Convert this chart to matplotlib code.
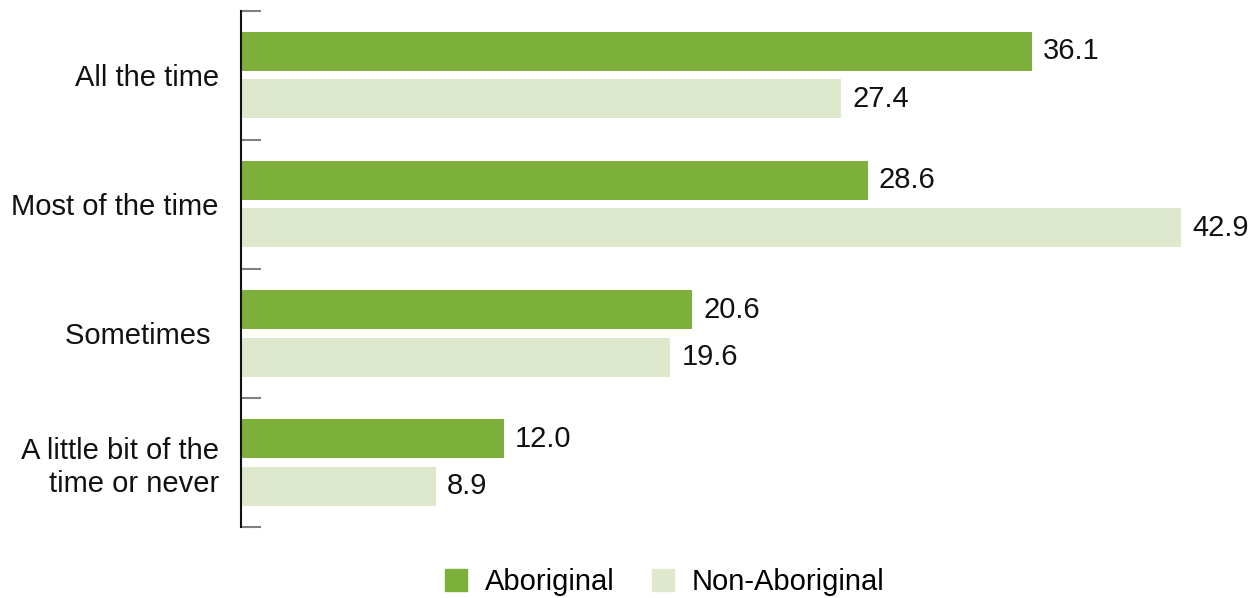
import numpy as np
import matplotlib.pyplot as plt
from matplotlib.patches import Patch

plt.rcParams['font.family'] = ['Liberation Sans', 'DejaVu Sans']

categories = ['All the time', 'Most of the time', 'Sometimes ', 'A little bit of the\ntime or never']
aboriginal = [36.1, 28.6, 20.6, 12.0]
non_aboriginal = [27.4, 42.9, 19.6, 8.9]

dark = '#7DB03B'
light = '#DEE8CC'
fs = 21

W, H = 1254, 598
fig = plt.figure(figsize=(W / 100, H / 100), dpi=100)
ax = fig.add_axes([241 / W, 1 - 527 / H, 1 - 241 / W, (527 - 10.5) / H])

y = np.arange(len(categories))
off = 0.184
h = 0.302
ax.barh(y - off, aboriginal, height=h, color=dark)
ax.barh(y + off, non_aboriginal, height=h, color=light)

for i in range(len(categories)):
    ax.text(aboriginal[i] + 0.5, y[i] - off, f'{aboriginal[i]:.1f}',
            va='center', ha='left', fontsize=fs, color='#111111')
    ax.text(non_aboriginal[i] + 0.5, y[i] + off, f'{non_aboriginal[i]:.1f}',
            va='center', ha='left', fontsize=fs, color='#111111')

ax.set_xlim(0, (W - 241) / 21.91)
ax.set_ylim(len(categories) - 0.5, -0.5)

ax.set_yticks(y)
ax.set_yticklabels(categories, fontsize=fs, color='#111111', ha='right')
ax.tick_params(axis='y', which='major', length=0, pad=16)
ax.set_yticks(np.arange(-0.5, len(categories)), minor=True)
ax.tick_params(axis='y', which='minor', direction='in', length=14.5, width=1.5, color='#808080')
ax.set_xticks([])

for s in ['top', 'right', 'bottom']:
    ax.spines[s].set_visible(False)
ax.spines['left'].set_linewidth(1.5)
ax.spines['left'].set_color('#111111')

handles = [Patch(color=dark, label='Aboriginal'), Patch(color=light, label='Non-Aboriginal')]
fig.legend(handles=handles, loc='center', bbox_to_anchor=(665 / W, 1 - 582 / H), ncol=2,
           frameon=False, fontsize=fs, handlelength=0.75, handleheight=0.75,
           handletextpad=0.6, columnspacing=1.3)

fig.savefig('out.png', dpi=100)
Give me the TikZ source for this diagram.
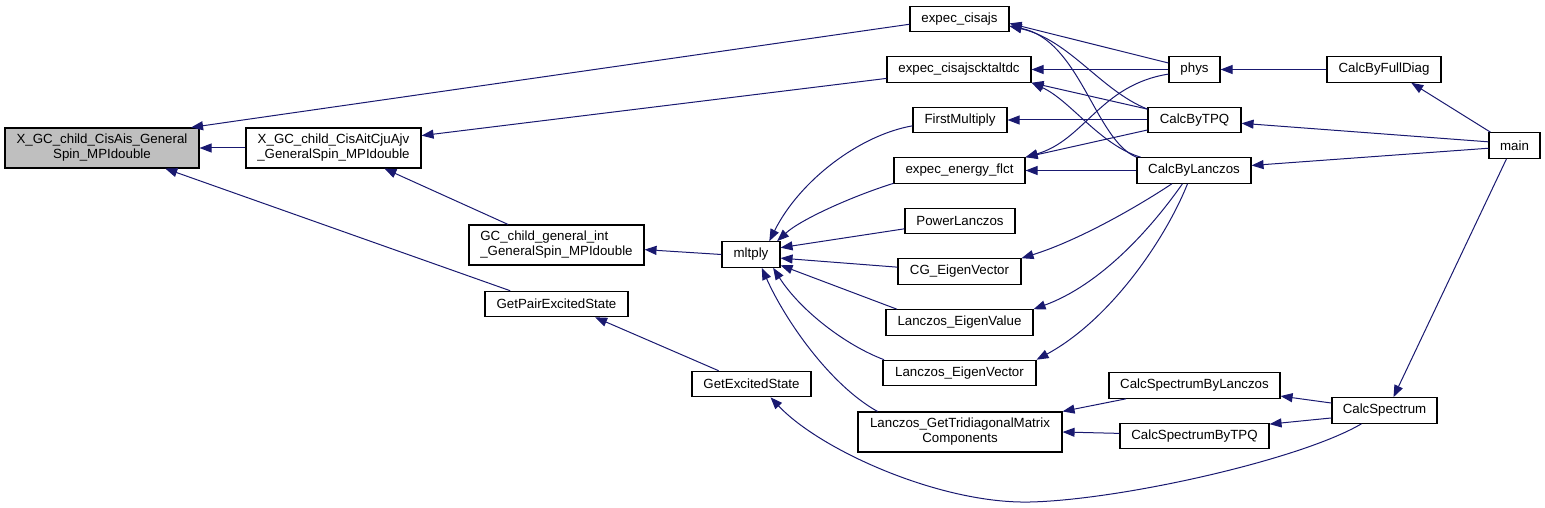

=-=-=

- _GOAL_
With the pictures left out, restate word for word every line of the data above, from the first down to the line that contains "ax.barh(y + off, non_aboriginal, height=h, color=light)".

- _EXPECTED ANSWER_
Convert this chart to matplotlib code.
import numpy as np
import matplotlib.pyplot as plt
from matplotlib.patches import Patch

plt.rcParams['font.family'] = ['Liberation Sans', 'DejaVu Sans']

categories = ['All the time', 'Most of the time', 'Sometimes ', 'A little bit of the\ntime or never']
aboriginal = [36.1, 28.6, 20.6, 12.0]
non_aboriginal = [27.4, 42.9, 19.6, 8.9]

dark = '#7DB03B'
light = '#DEE8CC'
fs = 21

W, H = 1254, 598
fig = plt.figure(figsize=(W / 100, H / 100), dpi=100)
ax = fig.add_axes([241 / W, 1 - 527 / H, 1 - 241 / W, (527 - 10.5) / H])

y = np.arange(len(categories))
off = 0.184
h = 0.302
ax.barh(y - off, aboriginal, height=h, color=dark)
ax.barh(y + off, non_aboriginal, height=h, color=light)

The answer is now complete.